The Turkish lira and its main stock market index, the BIST 100, both sank Monday following escalation of a disagreement between Turkey and the US following the March arrest of an US employee by the Turkish authorities.
The arrested individual is a Turkish national. Hamza Ulucay, is a translator at the U.S. Consulate in Adana in Turkey, was arrested in the spring for alleged links to outlawed Kurdish militants, including Muslim cleric Fethullah Gulen.
The matter has been bubbling for some time, but boiled over in the last 48 hours. Washington issued a statement stating it was halting its visa assessment and approval action regarding Turkish nationals wishing to enter the US.
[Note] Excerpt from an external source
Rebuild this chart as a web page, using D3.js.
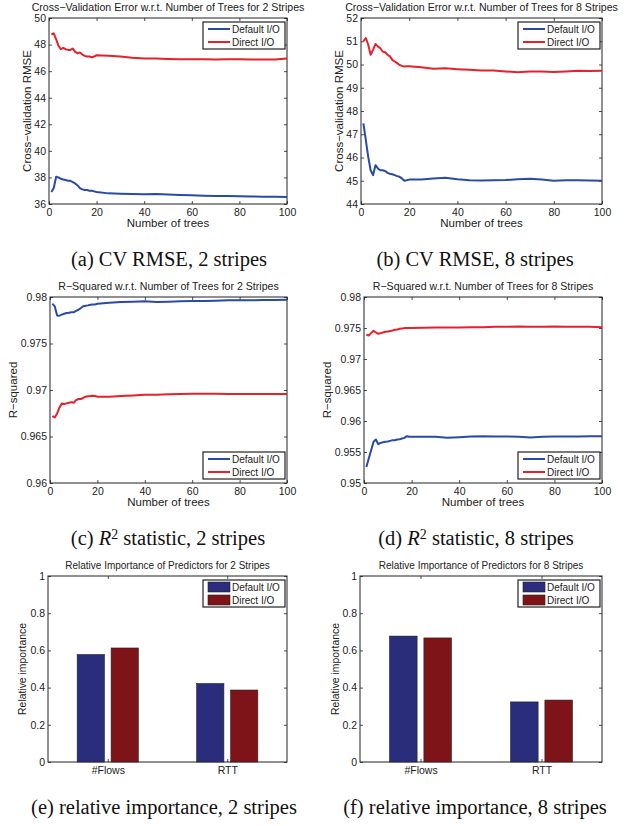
<!DOCTYPE html>
<html>
<head>
<meta charset="utf-8">
<script src="https://cdn.jsdelivr.net/npm/d3@7"></script>
<style>
  body { margin: 0; background: #fff; }
  svg { display: block; }
  .tick text { font-family: "Liberation Sans", Arial, sans-serif; fill: #222; }
  .domain { display: none; }
  .tick line { stroke: #222; stroke-width: 0.8; }
</style>
</head>
<body>
<script>
var trees = [1,2,3,4,5,6,7,8,9,10,11,12,13,14,15,16,17,18,19,20,25,30,35,40,45,50,55,60,65,70,75,80,85,90,95,100];

// (a) CV RMSE, 2 stripes
var rmse2Default = [36.9,37.2,38.05,38.0,37.9,37.85,37.8,37.75,37.75,37.65,37.55,37.4,37.2,37.1,37.05,37.05,37.0,37.0,36.95,36.9,36.8,36.78,36.75,36.73,36.75,36.72,36.68,36.65,36.62,36.6,36.6,36.58,36.57,36.55,36.55,36.52];
var rmse2Direct = [48.75,48.85,48.4,47.9,47.65,47.75,47.65,47.6,47.6,47.7,47.45,47.35,47.4,47.25,47.15,47.1,47.1,47.05,47.1,47.2,47.15,47.1,47.0,46.95,46.95,46.92,46.9,46.9,46.9,46.88,46.9,46.9,46.88,46.87,46.88,46.95];

// (b) CV RMSE, 8 stripes
var rmse8Default = [47.47,46.75,46.03,45.45,45.24,45.67,45.53,45.45,45.45,45.42,45.34,45.3,45.28,45.24,45.2,45.17,45.1,45.0,45.02,45.05,45.05,45.1,45.13,45.06,45.02,45.01,45.02,45.03,45.06,45.09,45.05,45.0,45.02,45.02,45.01,45.0];
var rmse8Direct = [51.0,51.14,50.85,50.42,50.63,50.88,50.78,50.7,50.56,50.53,50.42,50.35,50.2,50.13,50.06,49.98,49.94,49.91,49.92,49.92,49.88,49.82,49.84,49.8,49.77,49.74,49.74,49.7,49.67,49.7,49.7,49.68,49.7,49.73,49.72,49.73];

// (c) R-squared, 2 stripes
var r2s2Default = [0.97928,0.9790,0.97802,0.97799,0.9781,0.9782,0.97827,0.9783,0.97835,0.97835,0.9785,0.97863,0.97881,0.979,0.97906,0.9791,0.97917,0.9792,0.9792,0.97928,0.97939,0.97946,0.9795,0.97953,0.97946,0.9795,0.97953,0.97957,0.97957,0.9796,0.97964,0.97964,0.97964,0.97968,0.97968,0.97971];
var r2s2Direct = [0.96719,0.96705,0.96748,0.96813,0.96856,0.96849,0.96856,0.96863,0.9687,0.96863,0.96892,0.96903,0.96903,0.96914,0.96928,0.96932,0.96935,0.96939,0.96935,0.96928,0.96928,0.96935,0.96942,0.9695,0.9695,0.96953,0.96957,0.9696,0.9696,0.9696,0.96957,0.96957,0.96957,0.96957,0.96957,0.96957];

// (d) R-squared, 8 stripes
var r2s8Default = [0.95259,0.95394,0.95529,0.95664,0.95701,0.95626,0.95647,0.95658,0.95664,0.95669,0.9568,0.95691,0.95691,0.95701,0.95707,0.95718,0.95728,0.95755,0.95745,0.95745,0.95745,0.95745,0.95728,0.95739,0.9575,0.95755,0.9575,0.9575,0.95745,0.95734,0.95745,0.9575,0.9575,0.9575,0.95755,0.95755];
var r2s8Direct = [0.9739,0.97379,0.97417,0.97455,0.97428,0.97406,0.97417,0.97428,0.97439,0.97444,0.9745,0.9746,0.97471,0.97477,0.97487,0.97493,0.97498,0.97498,0.97498,0.97498,0.97504,0.9751,0.9751,0.9751,0.97514,0.97514,0.9752,0.9752,0.97525,0.9752,0.9752,0.97525,0.9752,0.9752,0.9752,0.97514];

// (e)/(f) relative importance of predictors
var predictors = ["#Flows", "RTT"];
var imp2Default = [0.578, 0.422];
var imp2Direct = [0.613, 0.387];
var imp8Default = [0.677, 0.323];
var imp8Direct = [0.667, 0.333];

var seriesNames = ["Default I/O", "Direct I/O"];
var lineColors = ["#2a4aa6", "#e8202a"];
var barColors = ["#2a2c7c", "#7f1418"];

var sans = "'Liberation Sans', Arial, sans-serif";
var serif = "'Liberation Serif', 'Times New Roman', serif";

var svg = d3.select("body").append("svg")
	.attr("width", 629)
	.attr("height", 826);

var fmt = function(d) { return String(+d.toFixed(4)); };

// draws the frame, mirrored ticks and labels of one panel
var drawFrame = function(g, x, y, o) {
	var x0 = x.range()[0], x1 = x.range()[1];
	var y0 = y.range()[0], y1 = y.range()[1];

	g.append("g")
		.attr("transform", "translate(0," + y0 + ")")
		.call(o.xAxis.tickSizeInner(-3).tickSizeOuter(0).tickPadding(5))
		.selectAll("text").style("font-size", o.tickFont + "px");
	g.append("g")
		.attr("transform", "translate(0," + y1 + ")")
		.call(o.xAxisTop.tickSizeInner(-3).tickSizeOuter(0).tickFormat(""));
	g.append("g")
		.attr("transform", "translate(" + x0 + ",0)")
		.call(d3.axisLeft(y).tickValues(o.yTicks).tickFormat(fmt).tickSizeInner(-3).tickSizeOuter(0).tickPadding(3))
		.selectAll("text").style("font-size", o.tickFont + "px");
	g.append("g")
		.attr("transform", "translate(" + x1 + ",0)")
		.call(d3.axisRight(y).tickValues(o.yTicks).tickSizeInner(-3).tickSizeOuter(0).tickFormat(""));

	g.append("rect")
		.attr("x", x0).attr("y", y1)
		.attr("width", x1 - x0).attr("height", y0 - y1)
		.attr("fill", "none").attr("stroke", "#222").attr("stroke-width", 1);

	g.append("text")
		.attr("x", (x0 + x1) / 2).attr("y", y1 - 7.5)
		.attr("text-anchor", "middle")
		.style("font-family", sans).style("font-size", o.titleFont + "px").style("fill", "#222")
		.text(o.title);

	if (o.xLabel) {
		g.append("text")
			.attr("x", (x0 + x1) / 2).attr("y", y0 + 23)
			.attr("text-anchor", "middle")
			.style("font-family", sans).style("font-size", "11.5px").style("fill", "#222")
			.text(o.xLabel);
	}
	g.append("text")
		.attr("transform", "translate(" + o.yLabelX + "," + ((y0 + y1) / 2) + ") rotate(-90)")
		.attr("text-anchor", "middle")
		.attr("dy", "0.35em")
		.style("font-family", sans).style("font-size", o.yLabelFont + "px").style("fill", "#222")
		.text(o.yLabel);
};

var drawLegend = function(g, bx, by, kind) {
	var w = 82, h = 27;
	g.append("rect")
		.attr("x", bx).attr("y", by).attr("width", w).attr("height", h)
		.attr("fill", "#fff").attr("stroke", "#222").attr("stroke-width", 1.2);
	seriesNames.forEach(function(name, i) {
		var cy = by + 7 + i * 13;
		if (kind === "line") {
			g.append("line")
				.attr("x1", bx + 5).attr("x2", bx + 27).attr("y1", cy).attr("y2", cy)
				.attr("stroke", lineColors[i]).attr("stroke-width", 2);
		} else {
			g.append("rect")
				.attr("x", bx + 5).attr("y", cy - 5).attr("width", 22).attr("height", 10)
				.attr("fill", barColors[i]).attr("stroke", "#222").attr("stroke-width", 0.6);
		}
		g.append("text")
			.attr("x", bx + 29).attr("y", cy).attr("dy", "0.36em")
			.style("font-family", sans).style("font-size", "10px").style("fill", "#222")
			.text(name);
	});
};

// subfigure caption, same Times size for all six
var drawCaption = function(cx, cy, parts) {
	var t = svg.append("text")
		.attr("x", cx).attr("y", cy)
		.attr("text-anchor", "middle")
		.style("font-family", serif).style("font-size", "20.5px").style("fill", "#111");
	parts.forEach(function(p) {
		var s = t.append("tspan").text(p.t);
		if (p.italic) s.style("font-style", "italic");
		if (p.sup) s.attr("dy", "-0.45em").style("font-size", "0.68em");
		if (p.down) s.attr("dy", "0.31em");
	});
};

var linePanel = function(o) {
	var g = svg.append("g");
	var x = d3.scaleLinear().domain([0, 100]).range([o.left, o.right]);
	var y = d3.scaleLinear().domain(o.yDomain).range([o.bottom, o.top]);
	drawFrame(g, x, y, {
		xAxis: d3.axisBottom(x).ticks(5),
		xAxisTop: d3.axisTop(x).ticks(5),
		yTicks: o.yTicks, tickFont: 10.5, titleFont: 10.6,
		title: o.title, xLabel: "Number of trees",
		yLabel: o.yLabel, yLabelX: o.yLabelX, yLabelFont: 11.5
	});
	var line = d3.line()
		.x(function(d, i) { return x(trees[i]); })
		.y(function(d) { return y(d); });
	[o.def, o.dir].forEach(function(vals, i) {
		g.append("path")
			.attr("d", line(vals))
			.attr("fill", "none")
			.attr("stroke", lineColors[i])
			.attr("stroke-width", 2)
			.attr("stroke-linejoin", "round");
	});
	var by = o.legendBottom ? o.bottom - 31 : o.top + 4;
	drawLegend(g, o.right - 84, by, "line");
};

var barPanel = function(o) {
	var g = svg.append("g");
	var x = d3.scaleLinear().domain([0.5, 2.5]).range([o.left, o.right]);
	var y = d3.scaleLinear().domain([0, 1]).range([o.bottom, o.top]);
	drawFrame(g, x, y, {
		xAxis: d3.axisBottom(x).tickValues([1, 2]).tickFormat(function(d) { return predictors[d - 1]; }),
		xAxisTop: d3.axisTop(x).tickValues([1, 2]),
		yTicks: [0, 0.2, 0.4, 0.6, 0.8, 1], tickFont: 10.5, titleFont: 10,
		title: o.title, xLabel: null,
		yLabel: "Relative importance", yLabelX: o.yLabelX, yLabelFont: 10.4
	});
	var bw = 0.228, off = 0.142;
	[o.def, o.dir].forEach(function(vals, s) {
		g.selectAll(null)
			.data(vals)
			.enter()
			.append("rect")
			.attr("x", function(d, i) { return x(i + 1 + (s === 0 ? -off : off) - bw / 2); })
			.attr("width", x(bw) - x(0))
			.attr("y", function(d) { return y(d); })
			.attr("height", function(d) { return y(0) - y(d); })
			.attr("fill", barColors[s])
			.attr("stroke", "#222")
			.attr("stroke-width", 0.6);
	});
	drawLegend(g, o.right - 84, o.top + 4, "bar");
};

linePanel({ left: 49, right: 287, top: 18, bottom: 204, yDomain: [36, 50], yTicks: d3.range(36, 51, 2),
	title: "Cross\u2212Validation Error w.r.t. Number of Trees for 2 Stripes", yLabel: "Cross\u2212validation RMSE", yLabelX: 27,
	def: rmse2Default, dir: rmse2Direct });
linePanel({ left: 361, right: 602, top: 18, bottom: 204, yDomain: [44, 52], yTicks: d3.range(44, 53, 1),
	title: "Cross\u2212Validation Error w.r.t. Number of Trees for 8 Stripes", yLabel: "Cross\u2212validation RMSE", yLabelX: 339,
	def: rmse8Default, dir: rmse8Direct });
linePanel({ left: 50, right: 287, top: 297, bottom: 483, yDomain: [0.96, 0.98], yTicks: [0.96, 0.965, 0.97, 0.975, 0.98],
	title: "R\u2212Squared w.r.t. Number of Trees for 2 Stripes", yLabel: "R\u2212squared", yLabelX: 13, legendBottom: true,
	def: r2s2Default, dir: r2s2Direct });
linePanel({ left: 364, right: 602, top: 297, bottom: 483, yDomain: [0.95, 0.98], yTicks: [0.95, 0.955, 0.96, 0.965, 0.97, 0.975, 0.98],
	title: "R\u2212Squared w.r.t. Number of Trees for 8 Stripes", yLabel: "R\u2212squared", yLabelX: 327, legendBottom: true,
	def: r2s8Default, dir: r2s8Direct });
barPanel({ left: 48, right: 287, top: 576, bottom: 762,
	title: "Relative Importance of Predictors for 2 Stripes", yLabelX: 22, def: imp2Default, dir: imp2Direct });
barPanel({ left: 360, right: 602, top: 576, bottom: 762,
	title: "Relative Importance of Predictors for 8 Stripes", yLabelX: 335, def: imp8Default, dir: imp8Direct });

drawCaption(169, 266, [{ t: "(a) CV RMSE, 2 stripes" }]);
drawCaption(475, 266, [{ t: "(b) CV RMSE, 8 stripes" }]);
drawCaption(168, 545, [{ t: "(c) " }, { t: "R", italic: true }, { t: "2", sup: true }, { t: " statistic, 2 stripes", down: true }]);
drawCaption(476, 545, [{ t: "(d) " }, { t: "R", italic: true }, { t: "2", sup: true }, { t: " statistic, 8 stripes", down: true }]);
drawCaption(164, 814, [{ t: "(e) relative importance, 2 stripes" }]);
drawCaption(475, 814, [{ t: "(f) relative importance, 8 stripes" }]);
</script>
</body>
</html>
Early Monday, the Turkey reciprocated with an identical announcement. The US embassy in Turkey, then issued a statement for US citizens.
“The government of Turkey announced the immediate suspension of visa services to U.S. citizens, effective October 8, 2017,” the Us embassy in Ankara said. “According to the government’s announcement, this includes the issuance of physical ‘sticker’ visas at border posts, and the online Turkish electronic visa (e-visa). “
The action weighed heavily on the lira and Turkish stock markets in already thin trading. The BIST hit a record low on the news, with Turkish Airlines being one of the index’s biggest fallers. Pegasus Airlines also traded lower on the index, as did TAV Airports Holdings.
The resulting and ongoing disagreements are hurting diplomatic relations, culminating in this latest action, which effectively means no US citizen can visit Turkey and vice versa.
However, analysts said there was unlikely to be any long-term contamination from the current Turkish weakness into other emerging financial markets. However, it could hit investor sentiment regarding emerging markets in the short-term.
Emerging market currencies are also currently under pressure on expectations of an imminent US Federal Reserve rate hike, which is supporting the US dollar.